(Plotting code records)
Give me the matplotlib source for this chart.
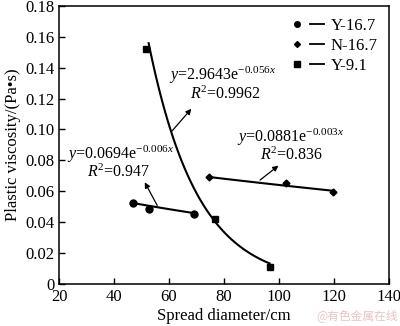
import numpy as np
import matplotlib.pyplot as plt
from matplotlib.lines import Line2D
from matplotlib.legend_handler import HandlerTuple

plt.rcParams['font.family'] = ['Liberation Serif', 'DejaVu Serif']
plt.rcParams['mathtext.fontset'] = 'custom'
plt.rcParams['mathtext.rm'] = 'Liberation Serif'
plt.rcParams['mathtext.it'] = 'Liberation Serif:italic'

# data
y167_x = [46.8, 52.7, 69.0]
y167_y = [0.0525, 0.0483, 0.0455]
n167_x = [74.6, 102.5, 119.5]
n167_y = [0.0690, 0.0656, 0.0592]
y91_x = [51.8, 76.6, 96.6]
y91_y = [0.152, 0.042, 0.011]

# fitted curves y = a*exp(b*x), coefficients from the chart labels
fit_y167 = (0.0694, -0.006)
fit_n167 = (0.0881, -0.003)
fit_y91 = (2.9643, -0.056)

xticks = [20, 40, 60, 80, 100, 120, 140]
yticks = [0, 0.02, 0.04, 0.06, 0.08, 0.10, 0.12, 0.14, 0.16, 0.18]
ytick_labels = ['0', '0.02', '0.04', '0.06', '0.08', '0.10', '0.12', '0.14', '0.16', '0.18']

fig = plt.figure(figsize=(4.0, 3.26), dpi=100)
ax = fig.add_axes([0.1475, 0.129, 0.825, 0.853])

def curve(a, b, x0, x1):
    xs = np.linspace(x0, x1, 100)
    return xs, a * np.exp(b * xs)

xs, ys = curve(*fit_y167, 46.8, 69.0)
ax.plot(xs, ys, color='black', lw=1.5)
xs, ys = curve(*fit_n167, 74.6, 119.5)
ax.plot(xs, ys - 0.0012, color='black', lw=1.5)
xs, ys = curve(*fit_y91, 52.6, 96.6)
ax.plot(xs, ys, color='black', lw=1.5)

ax.plot(y167_x, y167_y, 'o', color='black', ms=5)
ax.plot(n167_x, n167_y, 'D', color='black', ms=3.5)
ax.plot(y91_x, y91_y, 's', color='black', ms=5)

# equation labels
ax.text(79.5, 0.135, r'$y$=2.9643e$^{-0.056x}$', ha='center', va='center', fontsize=11.5)
ax.text(80.5, 0.1225, r'$R$$^{2}$=0.9962', ha='center', va='center', fontsize=11.5)
ax.text(104.3, 0.0952, r'$y$=0.0881e$^{-0.003x}$', ha='center', va='center', fontsize=11.5)
ax.text(104.6, 0.0835, r'$R$$^{2}$=0.836', ha='center', va='center', fontsize=11.5)
ax.text(42.4, 0.0842, r'$y$=0.0694e$^{-0.006x}$', ha='center', va='center', fontsize=11.5)
ax.text(41.5, 0.0725, r'$R$$^{2}$=0.947', ha='center', va='center', fontsize=11.5)

arrow = dict(arrowstyle='-|>', color='black', lw=0.9, mutation_scale=8)
ax.annotate('', xy=(68.8, 0.1147), xytext=(60.5, 0.0978), arrowprops=arrow)
ax.annotate('', xy=(100.6, 0.0777), xytext=(92.3, 0.0661), arrowprops=arrow)
ax.annotate('', xy=(50.7, 0.0674), xytext=(56.2, 0.0492), arrowprops=arrow)

ax.set_xlim(20, 140)
ax.set_ylim(0, 0.18)
ax.set_xticks(xticks)
ax.set_yticks(yticks)
ax.set_yticklabels(ytick_labels)
ax.tick_params(direction='in', labelsize=12, length=4, width=1)
for s in ax.spines.values():
    s.set_linewidth(1.1)

ax.set_xlabel('Spread diameter/cm', fontsize=12, labelpad=2)
ax.set_ylabel('Plastic viscosity/(Pa\u2022s)', fontsize=12, labelpad=3)

line_h = Line2D([], [], color='black', lw=1.3)
handles = [(Line2D([], [], ls='none', marker='o', color='black', ms=4), line_h),
           (Line2D([], [], ls='none', marker='D', color='black', ms=3), line_h),
           (Line2D([], [], ls='none', marker='s', color='black', ms=4), line_h)]
ax.legend(handles, ['Y-16.7', 'N-16.7', 'Y-9.1'],
          handler_map={tuple: HandlerTuple(ndivide=None, pad=0.3)},
          loc='upper right', frameon=False, fontsize=12, handlelength=2.0,
          handletextpad=0.4, labelspacing=0.25, borderaxespad=0.3)

fig.text(0.995, 0.012, '@有色金属在线', ha='right', va='bottom', fontsize=8.5,
         color='#eac4c4', family=['Noto Sans CJK SC', 'DejaVu Sans'])

fig.savefig('out.png', dpi=100)
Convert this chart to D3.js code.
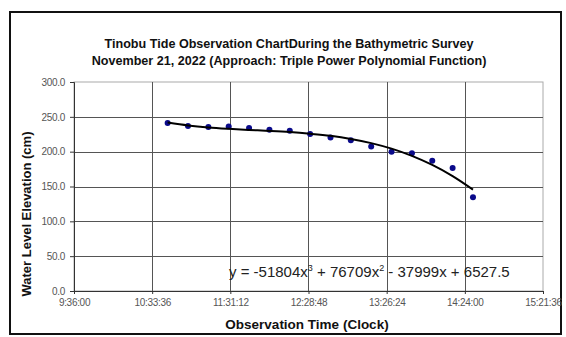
<!DOCTYPE html>
<html>
<head>
<meta charset="utf-8">
<script src="https://cdn.jsdelivr.net/npm/d3@7"></script>
<style>
  body { margin: 0; background: #fff; }
  svg { display: block; font-family: "Liberation Sans", Arial, sans-serif; }
</style>
</head>
<body>
<script>
// observation times (clock) and measured water level (cm)
var obsTimes = ["10:45", "11:00", "11:15", "11:30", "11:45", "12:00", "12:15", "12:30",
                "12:45", "13:00", "13:15", "13:30", "13:45", "14:00", "14:15", "14:30"];
var waterLevel = [241, 236.7, 235.3, 236.3, 233.9, 231.6, 230.1, 225.2,
                  220.2, 216.4, 207.5, 199.9, 197.6, 187.1, 176.5, 134.5];
// trendline values (cubic polynomial) at the same times
var trendLevel = [241.8, 237.7, 234.8, 232.8, 231.2, 229.8, 228.1, 225.7,
                  222.7, 218.3, 212.3, 204.3, 193.9, 180.9, 164.9, 145.5];

var xTickLabels = ["9:36:00", "10:33:36", "11:31:12", "12:28:48", "13:26:24", "14:24:00", "15:21:36"];
var yTickValues = [0, 50, 100, 150, 200, 250, 300];

var titleLines = ["Tinobu Tide Observation ChartDuring the Bathymetric Survey",
                  "November 21, 2022 (Approach: Triple Power Polynomial Function)"];
var xTitle = "Observation Time (Clock)";
var yTitle = "Water Level Elevation (cm)";

//turns "h:mm[:ss]" into minutes since midnight
function toMinutes(s) {
  var p = s.split(":").map(Number);
  return p[0] * 60 + p[1] + (p[2] || 0) / 60;
}

function main() {
  var w = 566, h = 337;
  var left = 74, right = 543, top = 82, bottom = 291;

  var svg = d3.select("body").append("svg")
    .attr("width", w)
    .attr("height", h);

  //outer chart frame
  svg.append("rect")
    .attr("x", 10).attr("y", 12)
    .attr("width", 551).attr("height", 322)
    .attr("fill", "#fff")
    .attr("stroke", "#111")
    .attr("stroke-width", 2);

  var xTicks = xTickLabels.map(toMinutes);
  var x = d3.scaleLinear()
    .domain([xTicks[0], xTicks[xTicks.length - 1]])
    .range([left, right]);
  var y = d3.scaleLinear()
    .domain([0, 300])
    .range([bottom, top]);

  //plot area border (light on top/right)
  svg.append("rect")
    .attr("x", left).attr("y", top)
    .attr("width", right - left).attr("height", bottom - top)
    .attr("fill", "none")
    .attr("stroke", "#aaa")
    .attr("stroke-width", 1);

  //gridlines
  svg.append("g").selectAll("line")
    .data(yTickValues.slice(1, -1))
    .enter().append("line")
    .attr("x1", left).attr("x2", right)
    .attr("y1", function(d) { return Math.round(y(d)) + 0.5; })
    .attr("y2", function(d) { return Math.round(y(d)) + 0.5; })
    .attr("stroke", "#555");
  svg.append("g").selectAll("line")
    .data(xTicks.slice(1, -1))
    .enter().append("line")
    .attr("y1", top).attr("y2", bottom)
    .attr("x1", function(d) { return Math.round(x(d)) + 0.5; })
    .attr("x2", function(d) { return Math.round(x(d)) + 0.5; })
    .attr("stroke", "#555");

  //axes
  var xAxis = svg.append("g")
    .attr("transform", "translate(0," + bottom + ")")
    .call(d3.axisBottom(x).tickValues(xTicks).tickSize(3).tickPadding(5)
      .tickFormat(function(d, i) { return xTickLabels[i]; }));
  var yAxis = svg.append("g")
    .attr("transform", "translate(" + left + ",0)")
    .call(d3.axisLeft(y).tickValues(yTickValues).tickSize(4).tickPadding(5)
      .tickFormat(d3.format(".1f")));
  [xAxis, yAxis].forEach(function(a) {
    a.select(".domain").attr("stroke", "#333");
    a.selectAll(".tick line").attr("stroke", "#333");
    a.selectAll("text")
      .attr("fill", "#555")
      .style("font-size", "10px")
      .style("letter-spacing", "-0.3px")
      .style("font-family", "'Liberation Sans', Arial, sans-serif");
  });

  //data points and trendline
  var pts = obsTimes.map(function(t, i) {
    return { t: toMinutes(t), v: waterLevel[i], f: trendLevel[i] };
  });

  var line = d3.line()
    .x(function(d) { return x(d.t); })
    .y(function(d) { return y(d.f); })
    .curve(d3.curveMonotoneX);

  svg.append("g").selectAll("circle")
    .data(pts)
    .enter().append("circle")
    .attr("cx", function(d) { return x(d.t); })
    .attr("cy", function(d) { return y(d.v); })
    .attr("r", 3)
    .attr("fill", "#0a0a8a");

  svg.append("path")
    .datum(pts)
    .attr("d", line)
    .attr("fill", "none")
    .attr("stroke", "#000")
    .attr("stroke-width", 2);

  //equation label
  var eq = svg.append("text")
    .attr("x", 229).attr("y", 277)
    .attr("fill", "#222")
    .style("font-size", "15px");
  eq.append("tspan").text("y = -51804x");
  eq.append("tspan").text("3").attr("dy", -6).style("font-size", "9px");
  eq.append("tspan").text(" + 76709x").attr("dy", 6);
  eq.append("tspan").text("2").attr("dy", -6).style("font-size", "9px");
  eq.append("tspan").text(" - 37999x + 6527.5").attr("dy", 6);

  //titles
  svg.selectAll(".title")
    .data(titleLines)
    .enter().append("text")
    .attr("class", "title")
    .attr("x", 289)
    .attr("y", function(d, i) { return 48 + i * 17; })
    .attr("text-anchor", "middle")
    .style("font-size", "12.6px")
    .style("font-weight", "bold")
    .attr("fill", "#111")
    .text(function(d) { return d; });

  svg.append("text")
    .attr("x", 307).attr("y", 329)
    .attr("text-anchor", "middle")
    .style("font-size", "13.5px")
    .style("font-weight", "bold")
    .attr("fill", "#111")
    .text(xTitle);

  svg.append("text")
    .attr("transform", "translate(31,214) rotate(-90)")
    .attr("text-anchor", "middle")
    .style("font-size", "13px")
    .style("font-weight", "bold")
    .attr("fill", "#111")
    .text(yTitle);
}

window.onload = function() {
  main();
};
</script>
</body>
</html>
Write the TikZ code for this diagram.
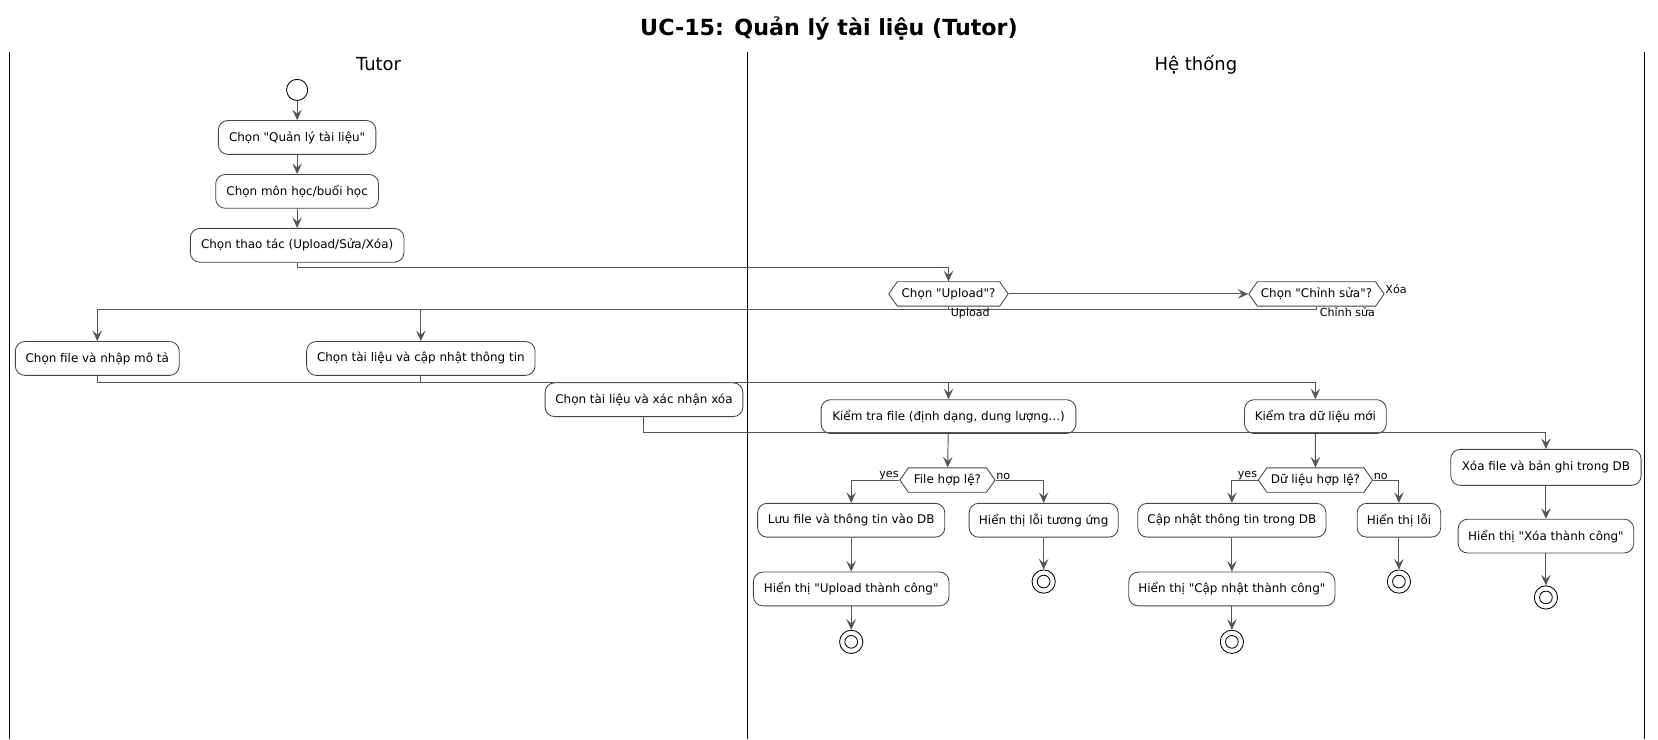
\documentclass[tikz,border=0pt]{standalone}
\usepackage{fontspec}
\setmainfont{DejaVu Sans}[Ligatures=TeXOff]
\usetikzlibrary{arrows.meta,shapes.symbols}
\definecolor{ln}{HTML}{555555}
\definecolor{bd}{HTML}{444444}
\tikzset{
  act/.style={draw=bd, line width=0.8pt, rounded corners=9pt, fill=white, font=\fontsize{11.3}{13}\selectfont, minimum height=32pt, inner xsep=8pt, inner ysep=0pt},
  hexd/.style={draw=bd, line width=0.8pt, fill=white, shape=signal, signal to=east and west, signal pointer angle=110, font=\fontsize{11.3}{13}\selectfont, minimum height=23pt, inner xsep=2pt, inner ysep=0pt},
  conn/.style={draw=ln, line width=0.9pt},
  arr/.style={conn, -{Stealth[length=10pt,width=9pt,inset=4pt]}},
  lbl/.style={font=\fontsize{10.5}{12}\selectfont, inner sep=1pt},
  startc/.style={circle, draw=black, line width=0.8pt, fill=white, minimum size=20pt, inner sep=0pt},
  endc/.style={circle, draw=black, line width=0.8pt, fill=white, minimum size=22pt, inner sep=0pt,
    path picture={\draw[black, line width=0.8pt] (path picture bounding box.center) circle (6pt);}},
  lane/.style={draw=black, line width=1pt},
  lanetitle/.style={font=\fontsize{17}{19}\selectfont},
}
\begin{document}
\begin{tikzpicture}[x=1pt,y=-1pt]
\useasboundingbox (0,0) rectangle (1568,699);
% title
\node[font=\bfseries\fontsize{21}{24}\selectfont] (title) at (784,27) {UC-15: Quản lý tài liệu (Tutor)};
% lanes
\draw[lane] (9,49) -- (9,699);
\draw[lane] (707,49) -- (707,699);
\draw[lane] (1555,49) -- (1555,699);
\node[lanetitle] (lt1) at (358,61) {Tutor};
\node[lanetitle] (lt2) at (1131,61) {Hệ thống};
% Tutor lane
\node[startc] (start) at (281,85) {};
\node[act, minimum width=149pt] (a1) at (281,130) {Chọn "Quản lý tài liệu"};
\node[act, minimum width=154pt] (a2) at (281,181) {Chọn môn học/buổi học};
\node[act, minimum width=202pt] (a3) at (281,232) {Chọn thao tác (Upload/Sửa/Xóa)};
\node[act, minimum width=155pt] (file) at (92,339) {Chọn file và nhập mô tả};
\node[act, minimum width=216pt] (upd) at (398,339) {Chọn tài liệu và cập nhật thông tin};
\node[act, minimum width=187pt] (del) at (609,378) {Chọn tài liệu và xác nhận xóa};
% System lane
\node[hexd, minimum width=113pt] (d1) at (897,278) {Chọn "Upload"?};
\node[hexd, minimum width=128pt] (d2) at (1245,278) {Chọn "Chỉnh sửa"?};
\node[act, minimum width=241pt] (kf) at (897,394) {Kiểm tra file (định dạng, dung lượng...)};
\node[act, minimum width=134pt] (kd) at (1244,394) {Kiểm tra dữ liệu mới};
\node[hexd, minimum width=90pt] (d3) at (896,454) {File hợp lệ?};
\node[hexd, minimum width=108pt] (d4) at (1244,454) {Dữ liệu hợp lệ?};
\node[act, minimum width=177pt] (save) at (805,492) {Lưu file và thông tin vào DB};
\node[act, minimum width=141pt] (err1) at (987,492) {Hiển thị lỗi tương ứng};
\node[act, minimum width=185pt] (okup) at (805,557) {Hiển thị "Upload thành công"};
\node[endc] (e1) at (805,607) {};
\node[endc] (e2) at (987,550) {};
\node[act, minimum width=178pt] (cupd) at (1165,492) {Cập nhật thông tin trong DB};
\node[act, minimum width=79pt] (err2) at (1323,492) {Hiển thị lỗi};
\node[act, minimum width=195pt] (okcu) at (1165,557) {Hiển thị "Cập nhật thành công"};
\node[endc] (e3) at (1165,607) {};
\node[endc] (e4) at (1323,550) {};
\node[act, minimum width=180pt, minimum height=34pt] (xf) at (1462,442) {Xóa file và bản ghi trong DB};
\node[act, minimum width=166pt] (okx) at (1462,507) {Hiển thị "Xóa thành công"};
\node[endc] (e5) at (1462,565) {};
% connectors
\draw[arr] (start) -- (a1);
\draw[arr] (a1) -- (a2);
\draw[arr] (a2) -- (a3);
\draw[arr] (a3.south) -- ++(0,5) -| (d1.north);
\draw[arr] (d1.east) -- (d2.west);
\draw[arr] (d1.south) -- ++(0,3) -| (file.north);
\draw[arr] (d2.south) -- ++(0,3) -| (upd.north);
\node[lbl, anchor=north west] (lup) at (898,290) {Upload};
\node[lbl, anchor=north west] (lcs) at (1247,290) {Chỉnh sửa};
\node[lbl, anchor=south west] (lx) at (1309,279) {Xóa};
\coordinate (j1) at (897,362);
\draw[conn] (file.south) |- (j1);
\draw[conn] (upd.south) -- (upd.south |- j1);
\draw[arr] (j1) -- (kf.north);
\draw[arr] (j1) -| (kd.north);
\draw[arr] (del.south) -- ++(0,15) -| (xf.north);
\draw[arr] (kf) -- (d3);
\draw[arr] (kd) -- (d4);
\draw[arr] (d3.west) -| (save.north);
\draw[arr] (d3.east) -| (err1.north);
\node[lbl, anchor=south east] (ly1) at (851,455) {yes};
\node[lbl, anchor=south west] (ln1) at (941,455) {no};
\draw[arr] (d4.west) -| (cupd.north);
\draw[arr] (d4.east) -| (err2.north);
\node[lbl, anchor=south east] (ly2) at (1190,455) {yes};
\node[lbl, anchor=south west] (ln2) at (1298,455) {no};
\draw[arr] (save) -- (okup);
\draw[arr] (okup) -- (e1);
\draw[arr] (err1) -- (e2);
\draw[arr] (cupd) -- (okcu);
\draw[arr] (okcu) -- (e3);
\draw[arr] (err2) -- (e4);
\draw[arr] (xf) -- (okx);
\draw[arr] (okx) -- (e5);
\end{tikzpicture}
\end{document}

▶ [WORK TO DO] Everything from the first line to the line with "fit_y91 = (2.9643, -0.056)" must be repeated exactly, and nothing else. Leave the pictures out.

▶ [SOLUTION TO THIS EXERCISE]
Give me the matplotlib source for this chart.
import numpy as np
import matplotlib.pyplot as plt
from matplotlib.lines import Line2D
from matplotlib.legend_handler import HandlerTuple

plt.rcParams['font.family'] = ['Liberation Serif', 'DejaVu Serif']
plt.rcParams['mathtext.fontset'] = 'custom'
plt.rcParams['mathtext.rm'] = 'Liberation Serif'
plt.rcParams['mathtext.it'] = 'Liberation Serif:italic'

# data
y167_x = [46.8, 52.7, 69.0]
y167_y = [0.0525, 0.0483, 0.0455]
n167_x = [74.6, 102.5, 119.5]
n167_y = [0.0690, 0.0656, 0.0592]
y91_x = [51.8, 76.6, 96.6]
y91_y = [0.152, 0.042, 0.011]

# fitted curves y = a*exp(b*x), coefficients from the chart labels
fit_y167 = (0.0694, -0.006)
fit_n167 = (0.0881, -0.003)
fit_y91 = (2.9643, -0.056)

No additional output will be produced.